Talk about muddy waters. Thursday’s special election in Northern Ireland raised more questions than answers about power-sharing and a potential border poll.
The unionist DUP wound up with 28 seats in the Northern Ireland Assembly versus 27 seats for the republican Sinn Fein. Fewer than 1,200 votes separated the parties.
But looking beyond the main parties, to those that lean one way or another, it’s pretty much of a tie. The main parties have three weeks to form a new power-sharing government, which remains very much in doubt as the leaders of both parties remain entrenched in rhetoric.
Failure to form a new government could mean the return of direct rule from London, which I’m not sure anyone wants. The election was historic in that unionists will not have an overall majority should the new government be formed, the first time in 100 years.
Election differences to US
This was a special election triggered in January by the deputy first minister from Sinn Fein resigning and the party not appointing a new minister. After a short election period, which saw greater Belfast blanketed with election placards affixed with zip ties to utility poles, nearly two-thirds of voters turned out. In the last US election, which was regularly scheduled and much expected, only 55% of eligible voters turned out. I think that speaks volumes about participation in the political process.
I’ll point you to a previous column about the political situation in Northern Ireland for the reasons behind the special election, but I wanted to point out the differences between the election systems.
Regardless of your political position, I think you would agree that many US voters wished they had had more choice among candidates, that neither Democrats nor Republicans truly represent their feelings.
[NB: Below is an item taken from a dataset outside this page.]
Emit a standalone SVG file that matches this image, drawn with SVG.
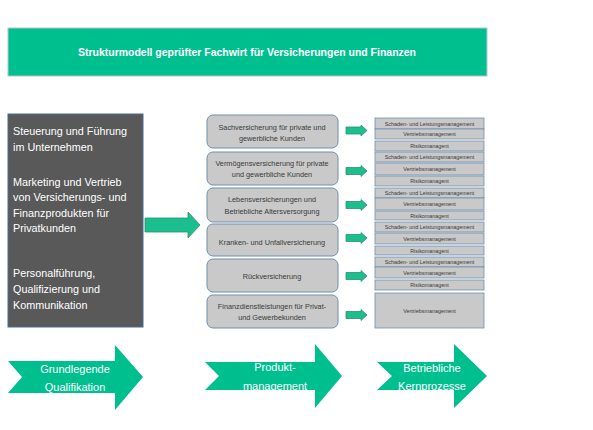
<svg xmlns="http://www.w3.org/2000/svg" width="593" height="430" viewBox="0 0 593 430">
<style>
  .t{font-family:"Liberation Sans",Arial,sans-serif}
  .w{fill:#ffffff}
  .prod{fill:#c9c9c9;stroke:#6f8fb0;stroke-width:1}
  .row{fill:#c9c9c9;stroke:#6f8fb0;stroke-width:0.8}
  .pt{font-size:7.3px;fill:#3a3a3a;text-anchor:middle}
  .rt{font-size:5.4px;fill:#3a3a3a;text-anchor:middle}
  .arr{fill:#1bbf8e;stroke:#2f8f70;stroke-width:0.8}
  .big{fill:#00bf8f}
  .dark{font-size:10.8px}
  .bt{font-size:11px;fill:#ffffff;text-anchor:middle}
</style>
<rect width="593" height="430" fill="#ffffff"/>

<g id="title">
  <rect x="8" y="28" width="479" height="48" fill="#00bf8f" stroke="#b8c4d0" stroke-width="1"/>
  <text class="t w" x="247" y="56" font-size="11" font-weight="bold" text-anchor="middle" textLength="338" lengthAdjust="spacingAndGlyphs">Strukturmodell geprüfter Fachwirt für Versicherungen und Finanzen</text>
</g>

<g id="qualifikation-box">
  <rect x="8" y="114" width="135" height="213" fill="#595959" stroke="#4a6a95" stroke-width="1"/>
  <text class="t w dark" x="13" y="135">Steuerung und Führung</text>
  <text class="t w dark" x="13" y="151">im Unternehmen</text>
  <text class="t w dark" x="13" y="186">Marketing und Vertrieb</text>
  <text class="t w dark" x="13" y="201">von Versicherungs- und</text>
  <text class="t w dark" x="13" y="217">Finanzprodukten für</text>
  <text class="t w dark" x="13" y="232">Privatkunden</text>
  <text class="t w dark" x="13" y="277">Personalführung,</text>
  <text class="t w dark" x="13" y="293">Qualifizierung und</text>
  <text class="t w dark" x="13" y="309">Kommunikation</text>
</g>

<g id="produkt-1">
  <rect class="prod" x="207" y="115" width="131" height="33" rx="6"/>
  <text class="t pt" x="272" y="130">Sachversicherung für private und</text>
  <text class="t pt" x="272" y="141">gewerbliche Kunden</text>
</g>
<g id="produkt-2">
  <rect class="prod" x="207" y="152" width="131" height="33" rx="6"/>
  <text class="t pt" x="272" y="166">Vermögensversicherung für private</text>
  <text class="t pt" x="272" y="177">und gewerbliche Kunden</text>
</g>
<g id="produkt-3">
  <rect class="prod" x="207" y="188" width="131" height="34" rx="6"/>
  <text class="t pt" x="272" y="202">Lebensversicherungen und</text>
  <text class="t pt" x="272" y="214">Betriebliche Altersversorgung</text>
</g>
<g id="produkt-4">
  <rect class="prod" x="207" y="224" width="131" height="32" rx="6"/>
  <text class="t pt" x="272" y="244.5">Kranken- und Unfallversicherung</text>
</g>
<g id="produkt-5">
  <rect class="prod" x="207" y="259" width="131" height="33" rx="6"/>
  <text class="t pt" x="272" y="279">Rückversicherung</text>
</g>
<g id="produkt-6">
  <rect class="prod" x="207" y="295" width="131" height="33" rx="6"/>
  <text class="t pt" x="272" y="309">Finanzdienstleistungen für Privat-</text>
  <text class="t pt" x="272" y="320">und Gewerbekunden</text>
</g>

<g id="kernprozesse">
  <rect class="row" x="375" y="118" width="109" height="11"/>
  <text class="t rt" x="429.5" y="125.5">Schaden- und Leistungsmanagement</text>
  <rect class="row" x="375" y="129" width="109" height="10"/>
  <text class="t rt" x="429.5" y="136">Vertriebsmanagement</text>
  <rect class="row" x="375" y="141" width="109" height="10"/>
  <text class="t rt" x="429.5" y="148">Risikomanagent</text>

  <rect class="row" x="375" y="152" width="109" height="10"/>
  <text class="t rt" x="429.5" y="159">Schaden- und Leistungsmanagement</text>
  <rect class="row" x="375" y="163" width="109" height="12"/>
  <text class="t rt" x="429.5" y="171">Vertriebsmanagement</text>
  <rect class="row" x="375" y="176" width="109" height="10"/>
  <text class="t rt" x="429.5" y="183">Risikomanagent</text>

  <rect class="row" x="375" y="188" width="109" height="10"/>
  <text class="t rt" x="429.5" y="195">Schaden- und Leistungsmanagement</text>
  <rect class="row" x="375" y="198" width="109" height="12"/>
  <text class="t rt" x="429.5" y="206">Vertriebsmanagement</text>
  <rect class="row" x="375" y="211" width="109" height="9"/>
  <text class="t rt" x="429.5" y="217.5">Risikomanagent</text>

  <rect class="row" x="375" y="222" width="109" height="10"/>
  <text class="t rt" x="429.5" y="229">Schaden- und Leistungsmanagement</text>
  <rect class="row" x="375" y="233" width="109" height="11"/>
  <text class="t rt" x="429.5" y="240.5">Vertriebsmanagement</text>
  <rect class="row" x="375" y="246" width="109" height="9"/>
  <text class="t rt" x="429.5" y="252.5">Risikomanagent</text>

  <rect class="row" x="375" y="257" width="109" height="10"/>
  <text class="t rt" x="429.5" y="264">Schaden- und Leistungsmanagement</text>
  <rect class="row" x="375" y="267" width="109" height="11"/>
  <text class="t rt" x="429.5" y="274.5">Vertriebsmanagement</text>
  <rect class="row" x="375" y="280" width="109" height="10"/>
  <text class="t rt" x="429.5" y="287">Risikomanagent</text>

  <rect class="row" x="375" y="293" width="109" height="35"/>
  <text class="t rt" x="429.5" y="313">Vertriebsmanagement</text>
</g>

<g id="connectors">
  <path class="arr" d="M145,218 H188 V212 L200,225 L188,238 V232 H145 Z"/>
  <path class="arr" d="M346,127 H361 V125 L367,130.5 L361,136 V134 H346 Z"/>
  <path class="arr" d="M346,167.5 H361 V165.5 L367,171 L361,176.5 V174.5 H346 Z"/>
  <path class="arr" d="M346,201.5 H361 V199.5 L367,205 L361,210.5 V208.5 H346 Z"/>
  <path class="arr" d="M346,234.5 H361 V232.5 L367,238 L361,243.5 V241.5 H346 Z"/>
  <path class="arr" d="M346,272.5 H361 V270.5 L367,276 L361,281.5 V279.5 H346 Z"/>
  <path class="arr" d="M346,311.5 H361 V309.5 L367,315 L361,320.5 V318.5 H346 Z"/>
</g>

<g id="stufe-1">
  <path class="big" d="M8,361 H115 V345 L143,377 L115,410 V393 H8 L22,377 Z"/>
  <text class="t bt" x="75" y="373">Grundlegende</text>
  <text class="t bt" x="75" y="391">Qualifikation</text>
</g>
<g id="stufe-2">
  <path class="big" d="M205,362 H315 V344 L342,376 L315,408 V390 H205 L219,376 Z"/>
  <text class="t bt" x="275" y="371">Produkt-</text>
  <text class="t bt" x="275" y="390">management</text>
</g>
<g id="stufe-3">
  <path class="big" d="M377,362 H454 V344 L487,376 L454,408 V390 H377 L392,376 Z"/>
  <text class="t bt" x="432" y="372">Betriebliche</text>
  <text class="t bt" x="432" y="390">Kernprozesse</text>
</g>
</svg>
But in a two-party, winner-take-all system, voting for a third-party candidate is like whizzing in the wind.
In Northern Ireland, fractional votes count. In other words, you don’t just vote for a single candidate. You rank the candidates according to your preferences. In some cases, the fourth or fifth choice could swing an assembly seat one way or the other, which happened in this case. Some voters we talked to take great delight in listing their most-despised candidates 12th and 13th out of a field of 13.
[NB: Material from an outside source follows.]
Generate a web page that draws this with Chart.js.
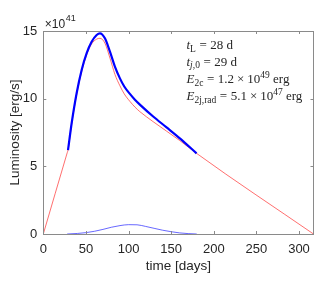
<!DOCTYPE html>
<html>
<head>
<meta charset="utf-8">
<script src="https://cdn.jsdelivr.net/npm/chart.js@4.4.0/dist/chart.umd.min.js"></script>
<style>
  html, body { margin: 0; padding: 0; background: #ffffff; }
  #lumChart { display: block; }
</style>
</head>
<body>
<canvas id="lumChart" width="334" height="284"></canvas>
<script>
// luminosity in units of 1e41 erg/s, time in days
var blueDays = [29, 33.3, 39.1, 45, 50.9, 56.7, 62.6, 66.5, 72.3, 78.2, 84, 89.9, 95, 101.6, 107.5, 113.3, 128.9, 144.6, 160.2, 179.8];
var blueLum = [6.2, 8.2, 10.4, 12.12, 13.36, 14.2, 14.7, 14.83, 14.46, 13.47, 12.37, 11.5, 10.9, 10.35, 9.92, 9.56, 8.68, 7.88, 7.07, 5.96];

var redDays = [0, 28, 29, 33.3, 39.1, 45, 50.9, 56.7, 62.6, 66.5, 72.3, 78.2, 84, 89.9, 95, 101.6, 107.5, 113.3, 128.9, 144.6, 160.2, 179.8, 317];
var redLum = [0, 5.99, 6.2, 8.15, 10.3, 12.0, 13.25, 14.05, 14.4, 14.46, 14.1, 13.0, 11.8, 10.95, 10.35, 9.8, 9.38, 9.04, 8.3, 7.6, 6.9, 5.96, 0];

var jetDays = [28, 40, 50, 60, 70, 80, 90, 100, 110, 120, 130, 140, 150, 160, 170, 180];
var jetLum = [0, 0.04, 0.1, 0.2, 0.34, 0.5, 0.62, 0.69, 0.68, 0.56, 0.42, 0.28, 0.17, 0.08, 0.03, 0];

var xTicks = [0, 50, 100, 150, 200, 250, 300];
var yTicks = [0, 5, 10, 15];

var textColor = '#262626';
var sansFont = '"Liberation Sans", Arial, sans-serif';
var serifFont = '"Liberation Serif", "Times New Roman", serif';

function toPoints(xs, ys) {
    var pts = [];
    for (var i = 0; i < xs.length; i++) {
        pts.push({ x: xs[i], y: ys[i] });
    }
    return pts;
}

// draw a run of text pieces: [text, style] with style i / r / sub / subi / sup / gap
function drawParts(ctx, x, y, parts) {
    var size = 13;
    parts.forEach(function (p) {
        var style = p[1];
        var dy = 0;
        if (style === 'gap') { x += p[0]; return; }
        if (style === 'i') ctx.font = 'italic ' + size + 'px ' + serifFont;
        else if (style === 'r') ctx.font = size + 'px ' + serifFont;
        else if (style === 'sub') { ctx.font = '9.5px ' + serifFont; dy = 2.5; }
        else if (style === 'subi') { ctx.font = 'italic 9.5px ' + serifFont; dy = 2.5; }
        else if (style === 'sup') { ctx.font = '9.5px ' + serifFont; dy = -5; }
        ctx.fillText(p[0], x, y + dy);
        x += ctx.measureText(p[0]).width;
    });
}

var boxPlugin = {
    id: 'boxPlugin',
    afterDraw: function (chart) {
        var ctx = chart.ctx;
        var a = chart.chartArea;
        var xs = chart.scales.x;
        var ys = chart.scales.y;
        ctx.save();
        ctx.strokeStyle = '#8a8a8a';
        ctx.lineWidth = 1;
        ctx.strokeRect(Math.round(a.left) + 0.5, Math.round(a.top) + 0.5,
            Math.round(a.right - a.left), Math.round(a.bottom - a.top));
        ctx.beginPath();
        xTicks.forEach(function (t) {
            var px = Math.round(xs.getPixelForValue(t)) + 0.5;
            ctx.moveTo(px, a.bottom);
            ctx.lineTo(px, a.bottom - 3);
            ctx.moveTo(px, a.top);
            ctx.lineTo(px, a.top + 3);
        });
        yTicks.forEach(function (t) {
            var py = Math.round(ys.getPixelForValue(t)) + 0.5;
            ctx.moveTo(a.left, py);
            ctx.lineTo(a.left + 3, py);
            ctx.moveTo(a.right, py);
            ctx.lineTo(a.right - 3, py);
        });
        ctx.stroke();

        // exponent label
        ctx.fillStyle = textColor;
        ctx.textBaseline = 'alphabetic';
        ctx.textAlign = 'left';
        ctx.font = '12px ' + sansFont;
        ctx.fillText('\u00d710', a.left + 1.5, 27.5);
        var w = ctx.measureText('\u00d710').width;
        ctx.font = '9px ' + sansFont;
        ctx.fillText('41', a.left + 1.5 + w + 0.5, 21);

        // parameter text
        var tx = 186.5;
        var eq = [[3.5, 'gap'], ['=', 'r'], [3.5, 'gap']];
        var times = [[3, 'gap'], ['\u00d7', 'r'], [3, 'gap']];
        drawParts(ctx, tx, 49, [['t', 'i'], ['L', 'sub']].concat(eq, [['28 d', 'r']]));
        drawParts(ctx, tx, 65.5, [['t', 'i'], ['j', 'subi'], [',0', 'sub']].concat(eq, [['29 d', 'r']]));
        drawParts(ctx, tx, 83, [['E', 'i'], ['2c', 'sub']].concat(eq, [['1.2', 'r']], times, [['10', 'r'], ['49', 'sup'], [' erg', 'r']]));
        drawParts(ctx, tx, 100, [['E', 'i'], ['2j,rad', 'sub']].concat(eq, [['5.1', 'r']], times, [['10', 'r'], ['47', 'sup'], [' erg', 'r']]));
        ctx.restore();
    }
};

var ctx = document.getElementById('lumChart').getContext('2d');
var lumChart = new Chart(ctx, {
    type: 'line',
    data: {
        datasets: [{
            label: 'total',
            data: toPoints(blueDays, blueLum),
            borderColor: '#0000ff',
            borderWidth: 2.2,
            pointRadius: 0,
            fill: false,
            cubicInterpolationMode: 'monotone'
        }, {
            label: 'jet',
            data: toPoints(jetDays, jetLum),
            borderColor: 'rgba(40, 40, 255, 0.7)',
            borderWidth: 1,
            pointRadius: 0,
            fill: false,
            cubicInterpolationMode: 'monotone'
        }, {
            label: 'model',
            data: toPoints(redDays, redLum),
            borderColor: 'rgba(255, 40, 40, 0.75)',
            borderWidth: 0.9,
            pointRadius: 0,
            fill: false,
            cubicInterpolationMode: 'monotone'
        }]
    },
    options: {
        responsive: false,
        animation: false,
        events: [],
        layout: { padding: { left: 0, top: 31, right: 20.5, bottom: 0 } },
        plugins: {
            legend: { display: false },
            tooltip: { enabled: false }
        },
        scales: {
            x: {
                type: 'linear',
                min: 0,
                max: 317,
                grid: { display: false, drawTicks: false },
                border: { display: false },
                ticks: {
                    stepSize: 50,
                    includeBounds: false,
                    maxRotation: 0,
                    padding: 8,
                    color: textColor,
                    font: { family: sansFont, size: 13 }
                },
                title: {
                    display: true,
                    text: 'time [days]',
                    color: textColor,
                    font: { family: sansFont, size: 13.5 },
                    padding: { top: 0, bottom: 10 }
                },
                afterFit: function (scale) { scale.height = 50; }
            },
            y: {
                min: 0,
                max: 15,
                grid: { display: false, drawTicks: false },
                border: { display: false },
                ticks: {
                    stepSize: 5,
                    padding: 6,
                    color: textColor,
                    font: { family: sansFont, size: 13 }
                },
                title: {
                    display: true,
                    text: 'Luminosity [erg/s]',
                    color: textColor,
                    font: { family: sansFont, size: 13.5 },
                    padding: { top: 7, bottom: 0 }
                },
                afterFit: function (scale) { scale.width = 43.3; }
            }
        }
    },
    plugins: [boxPlugin]
});
</script>
</body>
</html>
To me, that seems like a much better way for the electorate to be heard.
Now for the border question
Beyond the power-sharing question, political pundits also are talking about the potential for a poll on whether Northern Ireland remains in the UK in the wake of Brexit. The divorce of Great Britain from the European Union means the border between Great Britain and the EU will become the border between the Republic of Ireland and Northern Ireland.
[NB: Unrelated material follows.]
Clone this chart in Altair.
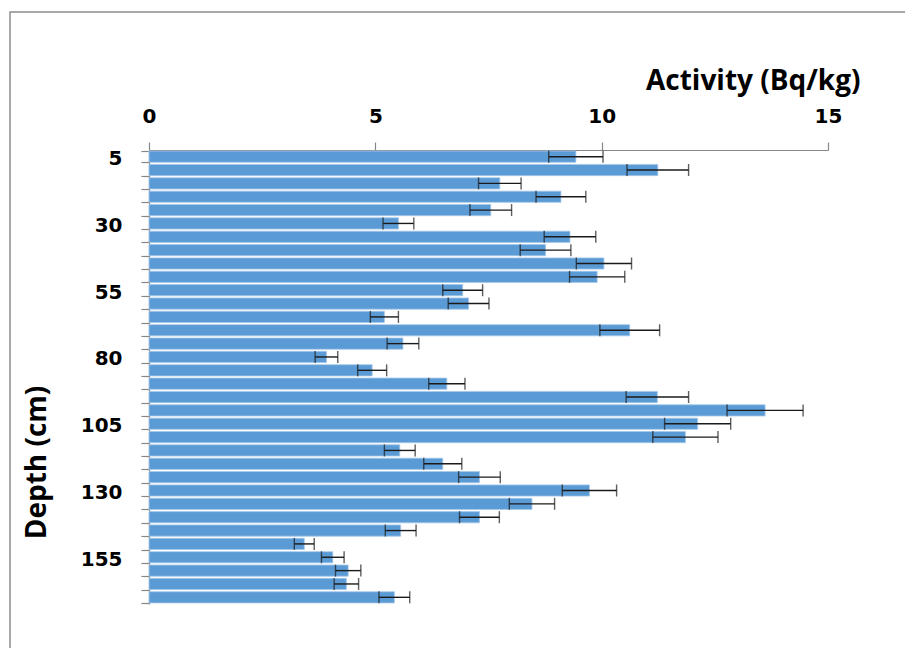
import altair as alt
import pandas as pd

depths = [5, 10, 15, 20, 25, 30, 35, 40, 45, 50, 55, 60, 65, 70, 75, 80, 85,
          90, 95, 100, 105, 110, 115, 120, 125, 130, 135, 140, 145, 150, 155,
          160, 165, 170]
activity = [9.43, 11.24, 7.75, 9.10, 7.55, 5.51, 9.30, 8.76, 10.05, 9.90, 6.93,
            7.06, 5.20, 10.62, 5.61, 3.92, 4.93, 6.58, 11.23, 13.61, 12.12, 11.85,
            5.54, 6.49, 7.30, 9.73, 8.46, 7.30, 5.56, 3.43, 4.06, 4.40, 4.36, 5.42]
errors = [0.60, 0.68, 0.47, 0.55, 0.46, 0.34, 0.57, 0.56, 0.61, 0.61, 0.44,
          0.45, 0.31, 0.66, 0.35, 0.25, 0.32, 0.40, 0.69, 0.84, 0.73, 0.72,
          0.34, 0.42, 0.46, 0.60, 0.50, 0.44, 0.34, 0.22, 0.25, 0.28, 0.27, 0.34]
x_ticks = [0, 5, 10, 15]

df = pd.DataFrame({"depth": depths, "activity": activity, "err": errors})
df["lo"] = df["activity"] - df["err"]
df["hi"] = df["activity"] + df["err"]

W, H = 679, 454
FONT = "Open Sans"
LFONT = "DejaVu Sans"
AXC = "#868686"

y_enc = alt.Y(
    "depth:O",
    scale=alt.Scale(paddingInner=0.16, paddingOuter=0.08),
    axis=alt.Axis(
        title="Depth (cm)",
        tickBand="extent",
        labelExpr="(datum.value - 5) % 25 == 0 ? datum.label : ''",
        labelFont=LFONT, labelFontWeight="bold", labelFontSize=20, labelColor="#000",
        labelPadding=19, labelBaseline="middle", labelOffset=2,
        tickSize=8, tickColor=AXC, domainColor=AXC, tickWidth=1.2, domainWidth=1.2,
        titleFont=FONT, titleFontWeight="bold", titleFontSize=28, titleColor="#000",
        titleAngle=-90, titleX=-104, titleY=312, titleAlign="center",
        titleBaseline="alphabetic",
    ),
)

x_scale = alt.Scale(domain=[0, 15], nice=False)
x_axis = alt.Axis(
    orient="top", values=x_ticks, grid=False, title="Activity (Bq/kg)",
    labelFont=LFONT, labelFontWeight="bold", labelFontSize=20, labelColor="#000",
    labelBaseline="alphabetic", labelPadding=20, labelFlush=False,
    tickSize=8, tickColor=AXC, domainColor=AXC, tickWidth=1.2, domainWidth=1.2,
    titleFont=FONT, titleFontWeight="bold", titleFontSize=28, titleColor="#000",
    titleAnchor="end", titleAlign="right", titleX=711, titleY=-61,
    titleBaseline="alphabetic",
)

base = alt.Chart(df)

bars = base.mark_bar(color="#5B9BD5", stroke="#A6C8EA", strokeWidth=0.8).encode(
    x=alt.X("activity:Q", scale=x_scale, axis=x_axis),
    y=y_enc,
)

err_rule = base.mark_rule(color="#1a1a1a", strokeWidth=1.4).encode(
    x="lo:Q", x2="hi:Q", y=alt.Y("depth:O"),
)
cap_lo = base.mark_tick(color="#1a1a1a", thickness=1.4, size=12).encode(
    x="lo:Q", y=alt.Y("depth:O"),
)
cap_hi = base.mark_tick(color="#1a1a1a", thickness=1.4, size=12).encode(
    x="hi:Q", y=alt.Y("depth:O"),
)

frame = alt.Chart(pd.DataFrame({"a": [0]})).mark_rect(
    fill=None, stroke="#8c8c8c", strokeWidth=1.5
).encode(
    x=alt.value(-139), x2=alt.value(2000), y=alt.value(-138), y2=alt.value(2000)
)

chart = alt.layer(frame, bars, err_rule, cap_lo, cap_hi).properties(
    width=W, height=H,
    autosize=alt.AutoSizeParams(type="none"),
    padding={"left": 141, "top": 142, "right": 77, "bottom": 44},
    background="white",
).configure_view(stroke=None)

chart.save("out.html", embed_options={"renderer": "svg", "actions": False})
The island is accustomed to free movement of people and goods. The only way you know you’ve passed from one country to another is whether the signs are also in Irish and whether the speed limit signs are in kilometers or miles per hour.
No one is talking about a hard border and immigration checks, but Brexit and the nationalist gains in this election bring up larger issues about where Northern Ireland believes it belongs in the world order.